Synthesis of Uniform Gold Nanorods with Large Width to Realize Ultralow SERS Detection

In this work, we successfully demonstrate high‐yield synthesis of high‐quality gold nanorods (Au NRs) with width ranging from 6.5 nm to 175 nm by introducing heptanol molecules as secondary templating agents during cetyltrimethylammonium bromide‐templated, seeded growth method. The results show that an appropriate concentration of heptanol molecules not only alter the micellization behavior of CTAB in water, but also help silver ions impact the symmetry‐breaking efficiency of additional Au−NP seeds in addition to enhancing the utilization of gold precursors.
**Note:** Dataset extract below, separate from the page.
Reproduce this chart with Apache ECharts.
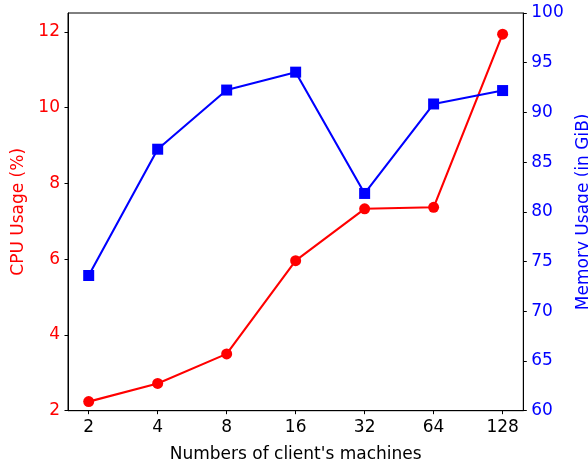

Moreover, the generality and versatility of the present strategy for synthesis of Au NRs with flexible controlled dimensions are further demonstrated by successful synthesis of Au NRs with the assistance of other fatty alcohols with properly long alkyl chains. Furthermore, when arrays of vertically aligned Au NRs with large width (AVA−Au120×90 NRs) are used as SERS substrates, they can achieve the ultralow limit of detection for crystal violet (10−16 M) with good reliability and reproducibility, and the rapid detection and identification of residual harmful substances. High‐quality gold nanorods (Au NRs) with width ranging from 6.5 nm to 175 nm were successfully synthesized by introducing heptanol molecules during cetyltrimethylammonium bromide‐templated, seeded growth method. The array of vertically aligned Au NRs as SERS substrates can achieve the ultralow limit of detection (LOD) (10−16 M for CV probes) with good reliability and reproducibility. Thanks to their LOD, they can be used for rapid detection and identification of residual harmful substances with an ultralow concentration.